* [Direction]: Output the material word for word. Leave each picture out.

* [Raw data]:
###
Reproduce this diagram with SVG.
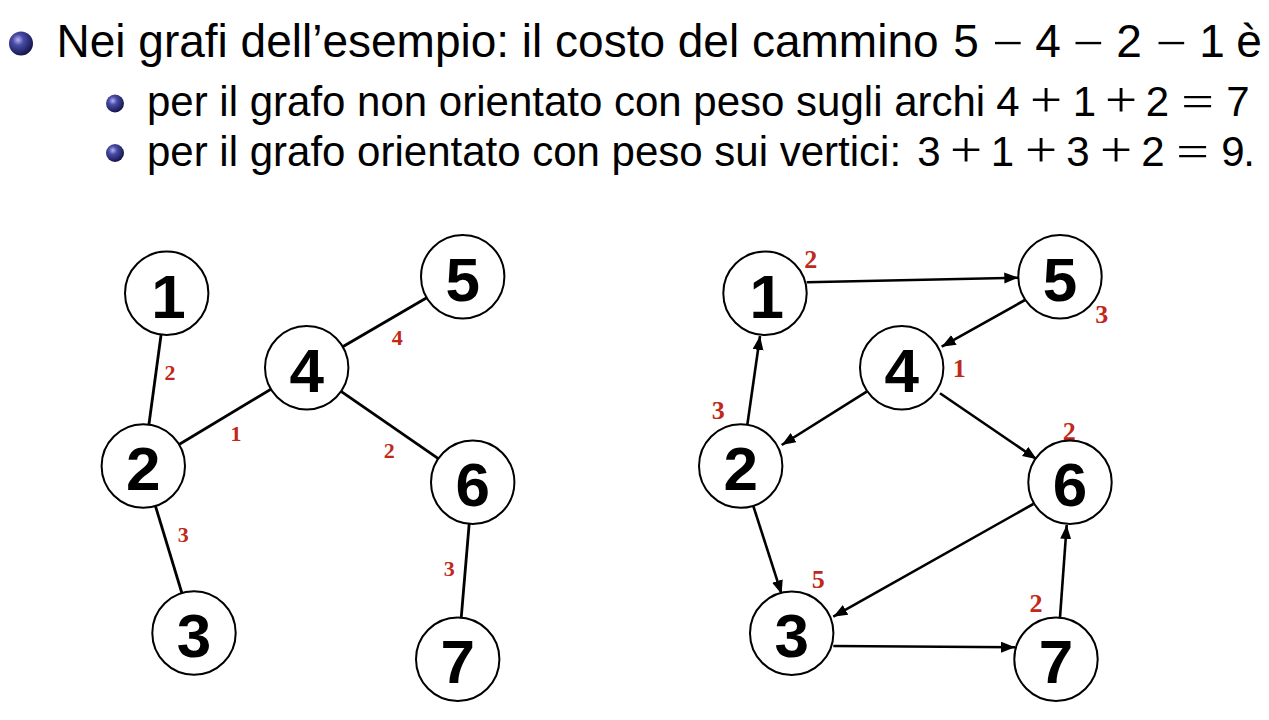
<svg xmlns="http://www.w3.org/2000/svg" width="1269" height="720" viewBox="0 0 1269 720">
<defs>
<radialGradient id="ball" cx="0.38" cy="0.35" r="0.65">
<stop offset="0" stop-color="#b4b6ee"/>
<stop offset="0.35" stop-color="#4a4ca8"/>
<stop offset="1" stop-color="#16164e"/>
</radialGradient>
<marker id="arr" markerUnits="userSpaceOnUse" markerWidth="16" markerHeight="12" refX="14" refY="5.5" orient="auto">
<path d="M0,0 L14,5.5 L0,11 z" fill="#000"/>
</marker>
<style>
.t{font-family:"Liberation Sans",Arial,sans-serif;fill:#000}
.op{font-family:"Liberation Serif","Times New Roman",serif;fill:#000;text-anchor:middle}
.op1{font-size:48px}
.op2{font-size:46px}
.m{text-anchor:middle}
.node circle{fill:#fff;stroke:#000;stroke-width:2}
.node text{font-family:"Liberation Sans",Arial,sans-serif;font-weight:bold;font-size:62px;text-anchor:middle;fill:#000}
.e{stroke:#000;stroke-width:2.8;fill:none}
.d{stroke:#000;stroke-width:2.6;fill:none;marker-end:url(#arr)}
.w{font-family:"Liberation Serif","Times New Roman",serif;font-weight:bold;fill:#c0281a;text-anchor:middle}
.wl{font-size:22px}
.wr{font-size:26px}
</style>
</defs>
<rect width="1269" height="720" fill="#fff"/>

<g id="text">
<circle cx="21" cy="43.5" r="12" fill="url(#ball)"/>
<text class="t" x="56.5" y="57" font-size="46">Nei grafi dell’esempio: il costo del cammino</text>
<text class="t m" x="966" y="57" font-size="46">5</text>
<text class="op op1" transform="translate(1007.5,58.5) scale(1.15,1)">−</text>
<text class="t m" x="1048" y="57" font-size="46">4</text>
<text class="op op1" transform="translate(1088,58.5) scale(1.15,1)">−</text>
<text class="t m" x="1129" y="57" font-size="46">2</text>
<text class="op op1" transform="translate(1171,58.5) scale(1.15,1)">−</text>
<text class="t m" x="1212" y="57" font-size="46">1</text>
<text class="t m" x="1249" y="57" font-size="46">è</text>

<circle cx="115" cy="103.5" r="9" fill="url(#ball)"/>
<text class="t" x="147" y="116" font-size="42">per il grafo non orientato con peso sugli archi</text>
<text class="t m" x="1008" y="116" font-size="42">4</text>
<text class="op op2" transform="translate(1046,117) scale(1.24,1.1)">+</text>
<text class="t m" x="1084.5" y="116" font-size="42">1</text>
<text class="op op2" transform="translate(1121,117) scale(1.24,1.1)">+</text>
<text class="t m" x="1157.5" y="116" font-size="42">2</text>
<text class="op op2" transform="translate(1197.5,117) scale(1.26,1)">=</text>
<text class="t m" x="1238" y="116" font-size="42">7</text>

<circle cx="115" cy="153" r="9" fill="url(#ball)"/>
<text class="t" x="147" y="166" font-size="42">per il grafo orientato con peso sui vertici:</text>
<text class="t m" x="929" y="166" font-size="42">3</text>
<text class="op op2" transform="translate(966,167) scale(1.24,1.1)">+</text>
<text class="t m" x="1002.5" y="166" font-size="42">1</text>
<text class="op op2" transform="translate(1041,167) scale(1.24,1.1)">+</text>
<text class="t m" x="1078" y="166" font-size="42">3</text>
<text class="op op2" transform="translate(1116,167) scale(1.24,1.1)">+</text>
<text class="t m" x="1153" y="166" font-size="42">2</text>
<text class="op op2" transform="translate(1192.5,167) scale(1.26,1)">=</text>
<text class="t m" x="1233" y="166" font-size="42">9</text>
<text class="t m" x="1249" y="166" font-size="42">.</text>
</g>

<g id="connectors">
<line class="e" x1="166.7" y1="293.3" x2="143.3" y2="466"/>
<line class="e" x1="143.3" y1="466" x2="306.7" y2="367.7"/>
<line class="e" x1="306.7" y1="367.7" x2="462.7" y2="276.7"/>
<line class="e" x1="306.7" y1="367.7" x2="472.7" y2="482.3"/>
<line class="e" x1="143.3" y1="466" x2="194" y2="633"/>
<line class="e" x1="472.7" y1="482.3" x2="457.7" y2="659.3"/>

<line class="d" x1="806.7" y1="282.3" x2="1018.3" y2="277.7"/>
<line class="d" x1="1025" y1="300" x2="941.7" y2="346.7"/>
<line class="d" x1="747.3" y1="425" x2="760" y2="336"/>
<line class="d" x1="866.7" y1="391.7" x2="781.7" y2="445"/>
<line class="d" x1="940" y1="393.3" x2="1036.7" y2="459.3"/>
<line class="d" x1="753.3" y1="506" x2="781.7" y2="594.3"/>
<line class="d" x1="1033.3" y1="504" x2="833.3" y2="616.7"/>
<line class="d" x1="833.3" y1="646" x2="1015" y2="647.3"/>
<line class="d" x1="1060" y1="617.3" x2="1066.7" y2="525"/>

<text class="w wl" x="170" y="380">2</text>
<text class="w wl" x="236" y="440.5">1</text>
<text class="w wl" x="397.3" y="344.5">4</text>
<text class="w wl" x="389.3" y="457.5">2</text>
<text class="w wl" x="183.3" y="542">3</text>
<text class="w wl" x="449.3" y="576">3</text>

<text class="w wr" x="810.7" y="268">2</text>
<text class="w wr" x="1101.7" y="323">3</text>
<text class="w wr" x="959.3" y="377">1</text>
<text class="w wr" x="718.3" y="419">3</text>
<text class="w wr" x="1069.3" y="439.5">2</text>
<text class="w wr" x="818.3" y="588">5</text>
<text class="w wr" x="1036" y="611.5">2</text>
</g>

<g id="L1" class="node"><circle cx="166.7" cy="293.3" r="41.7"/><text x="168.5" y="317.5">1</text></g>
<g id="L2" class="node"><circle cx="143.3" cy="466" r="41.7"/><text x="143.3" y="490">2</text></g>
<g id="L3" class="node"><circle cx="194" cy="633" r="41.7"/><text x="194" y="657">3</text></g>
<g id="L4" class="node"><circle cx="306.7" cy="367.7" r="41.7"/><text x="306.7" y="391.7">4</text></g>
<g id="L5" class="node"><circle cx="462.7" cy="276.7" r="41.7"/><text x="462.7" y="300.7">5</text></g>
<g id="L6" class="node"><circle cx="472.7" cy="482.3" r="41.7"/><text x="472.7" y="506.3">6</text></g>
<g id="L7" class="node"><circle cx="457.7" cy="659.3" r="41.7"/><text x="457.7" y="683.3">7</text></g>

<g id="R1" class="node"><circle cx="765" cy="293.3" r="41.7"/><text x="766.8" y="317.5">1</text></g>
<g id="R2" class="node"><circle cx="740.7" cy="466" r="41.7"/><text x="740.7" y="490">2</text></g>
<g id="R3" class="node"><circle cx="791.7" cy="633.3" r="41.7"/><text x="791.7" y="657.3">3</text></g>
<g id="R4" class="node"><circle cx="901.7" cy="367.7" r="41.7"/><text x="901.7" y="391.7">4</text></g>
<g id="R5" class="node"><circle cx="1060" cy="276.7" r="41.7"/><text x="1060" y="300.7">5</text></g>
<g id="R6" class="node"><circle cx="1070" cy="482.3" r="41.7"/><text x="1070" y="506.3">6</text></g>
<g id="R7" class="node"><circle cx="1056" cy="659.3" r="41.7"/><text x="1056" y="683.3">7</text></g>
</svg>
###
* [Answer to this task]:
Reproduce this diagram with SVG.
<svg xmlns="http://www.w3.org/2000/svg" width="1269" height="720" viewBox="0 0 1269 720">
<defs>
<radialGradient id="ball" cx="0.38" cy="0.35" r="0.65">
<stop offset="0" stop-color="#b4b6ee"/>
<stop offset="0.35" stop-color="#4a4ca8"/>
<stop offset="1" stop-color="#16164e"/>
</radialGradient>
<marker id="arr" markerUnits="userSpaceOnUse" markerWidth="16" markerHeight="12" refX="14" refY="5.5" orient="auto">
<path d="M0,0 L14,5.5 L0,11 z" fill="#000"/>
</marker>
<style>
.t{font-family:"Liberation Sans",Arial,sans-serif;fill:#000}
.op{font-family:"Liberation Serif","Times New Roman",serif;fill:#000;text-anchor:middle}
.op1{font-size:48px}
.op2{font-size:46px}
.m{text-anchor:middle}
.node circle{fill:#fff;stroke:#000;stroke-width:2}
.node text{font-family:"Liberation Sans",Arial,sans-serif;font-weight:bold;font-size:62px;text-anchor:middle;fill:#000}
.e{stroke:#000;stroke-width:2.8;fill:none}
.d{stroke:#000;stroke-width:2.6;fill:none;marker-end:url(#arr)}
.w{font-family:"Liberation Serif","Times New Roman",serif;font-weight:bold;fill:#c0281a;text-anchor:middle}
.wl{font-size:22px}
.wr{font-size:26px}
</style>
</defs>
<rect width="1269" height="720" fill="#fff"/>

<g id="text">
<circle cx="21" cy="43.5" r="12" fill="url(#ball)"/>
<text class="t" x="56.5" y="57" font-size="46">Nei grafi dell’esempio: il costo del cammino</text>
<text class="t m" x="966" y="57" font-size="46">5</text>
<text class="op op1" transform="translate(1007.5,58.5) scale(1.15,1)">−</text>
<text class="t m" x="1048" y="57" font-size="46">4</text>
<text class="op op1" transform="translate(1088,58.5) scale(1.15,1)">−</text>
<text class="t m" x="1129" y="57" font-size="46">2</text>
<text class="op op1" transform="translate(1171,58.5) scale(1.15,1)">−</text>
<text class="t m" x="1212" y="57" font-size="46">1</text>
<text class="t m" x="1249" y="57" font-size="46">è</text>

<circle cx="115" cy="103.5" r="9" fill="url(#ball)"/>
<text class="t" x="147" y="116" font-size="42">per il grafo non orientato con peso sugli archi</text>
<text class="t m" x="1008" y="116" font-size="42">4</text>
<text class="op op2" transform="translate(1046,117) scale(1.24,1.1)">+</text>
<text class="t m" x="1084.5" y="116" font-size="42">1</text>
<text class="op op2" transform="translate(1121,117) scale(1.24,1.1)">+</text>
<text class="t m" x="1157.5" y="116" font-size="42">2</text>
<text class="op op2" transform="translate(1197.5,117) scale(1.26,1)">=</text>
<text class="t m" x="1238" y="116" font-size="42">7</text>

<circle cx="115" cy="153" r="9" fill="url(#ball)"/>
<text class="t" x="147" y="166" font-size="42">per il grafo orientato con peso sui vertici:</text>
<text class="t m" x="929" y="166" font-size="42">3</text>
<text class="op op2" transform="translate(966,167) scale(1.24,1.1)">+</text>
<text class="t m" x="1002.5" y="166" font-size="42">1</text>
<text class="op op2" transform="translate(1041,167) scale(1.24,1.1)">+</text>
<text class="t m" x="1078" y="166" font-size="42">3</text>
<text class="op op2" transform="translate(1116,167) scale(1.24,1.1)">+</text>
<text class="t m" x="1153" y="166" font-size="42">2</text>
<text class="op op2" transform="translate(1192.5,167) scale(1.26,1)">=</text>
<text class="t m" x="1233" y="166" font-size="42">9</text>
<text class="t m" x="1249" y="166" font-size="42">.</text>
</g>

<g id="connectors">
<line class="e" x1="166.7" y1="293.3" x2="143.3" y2="466"/>
<line class="e" x1="143.3" y1="466" x2="306.7" y2="367.7"/>
<line class="e" x1="306.7" y1="367.7" x2="462.7" y2="276.7"/>
<line class="e" x1="306.7" y1="367.7" x2="472.7" y2="482.3"/>
<line class="e" x1="143.3" y1="466" x2="194" y2="633"/>
<line class="e" x1="472.7" y1="482.3" x2="457.7" y2="659.3"/>

<line class="d" x1="806.7" y1="282.3" x2="1018.3" y2="277.7"/>
<line class="d" x1="1025" y1="300" x2="941.7" y2="346.7"/>
<line class="d" x1="747.3" y1="425" x2="760" y2="336"/>
<line class="d" x1="866.7" y1="391.7" x2="781.7" y2="445"/>
<line class="d" x1="940" y1="393.3" x2="1036.7" y2="459.3"/>
<line class="d" x1="753.3" y1="506" x2="781.7" y2="594.3"/>
<line class="d" x1="1033.3" y1="504" x2="833.3" y2="616.7"/>
<line class="d" x1="833.3" y1="646" x2="1015" y2="647.3"/>
<line class="d" x1="1060" y1="617.3" x2="1066.7" y2="525"/>

<text class="w wl" x="170" y="380">2</text>
<text class="w wl" x="236" y="440.5">1</text>
<text class="w wl" x="397.3" y="344.5">4</text>
<text class="w wl" x="389.3" y="457.5">2</text>
<text class="w wl" x="183.3" y="542">3</text>
<text class="w wl" x="449.3" y="576">3</text>

<text class="w wr" x="810.7" y="268">2</text>
<text class="w wr" x="1101.7" y="323">3</text>
<text class="w wr" x="959.3" y="377">1</text>
<text class="w wr" x="718.3" y="419">3</text>
<text class="w wr" x="1069.3" y="439.5">2</text>
<text class="w wr" x="818.3" y="588">5</text>
<text class="w wr" x="1036" y="611.5">2</text>
</g>

<g id="L1" class="node"><circle cx="166.7" cy="293.3" r="41.7"/><text x="168.5" y="317.5">1</text></g>
<g id="L2" class="node"><circle cx="143.3" cy="466" r="41.7"/><text x="143.3" y="490">2</text></g>
<g id="L3" class="node"><circle cx="194" cy="633" r="41.7"/><text x="194" y="657">3</text></g>
<g id="L4" class="node"><circle cx="306.7" cy="367.7" r="41.7"/><text x="306.7" y="391.7">4</text></g>
<g id="L5" class="node"><circle cx="462.7" cy="276.7" r="41.7"/><text x="462.7" y="300.7">5</text></g>
<g id="L6" class="node"><circle cx="472.7" cy="482.3" r="41.7"/><text x="472.7" y="506.3">6</text></g>
<g id="L7" class="node"><circle cx="457.7" cy="659.3" r="41.7"/><text x="457.7" y="683.3">7</text></g>

<g id="R1" class="node"><circle cx="765" cy="293.3" r="41.7"/><text x="766.8" y="317.5">1</text></g>
<g id="R2" class="node"><circle cx="740.7" cy="466" r="41.7"/><text x="740.7" y="490">2</text></g>
<g id="R3" class="node"><circle cx="791.7" cy="633.3" r="41.7"/><text x="791.7" y="657.3">3</text></g>
<g id="R4" class="node"><circle cx="901.7" cy="367.7" r="41.7"/><text x="901.7" y="391.7">4</text></g>
<g id="R5" class="node"><circle cx="1060" cy="276.7" r="41.7"/><text x="1060" y="300.7">5</text></g>
<g id="R6" class="node"><circle cx="1070" cy="482.3" r="41.7"/><text x="1070" y="506.3">6</text></g>
<g id="R7" class="node"><circle cx="1056" cy="659.3" r="41.7"/><text x="1056" y="683.3">7</text></g>
</svg>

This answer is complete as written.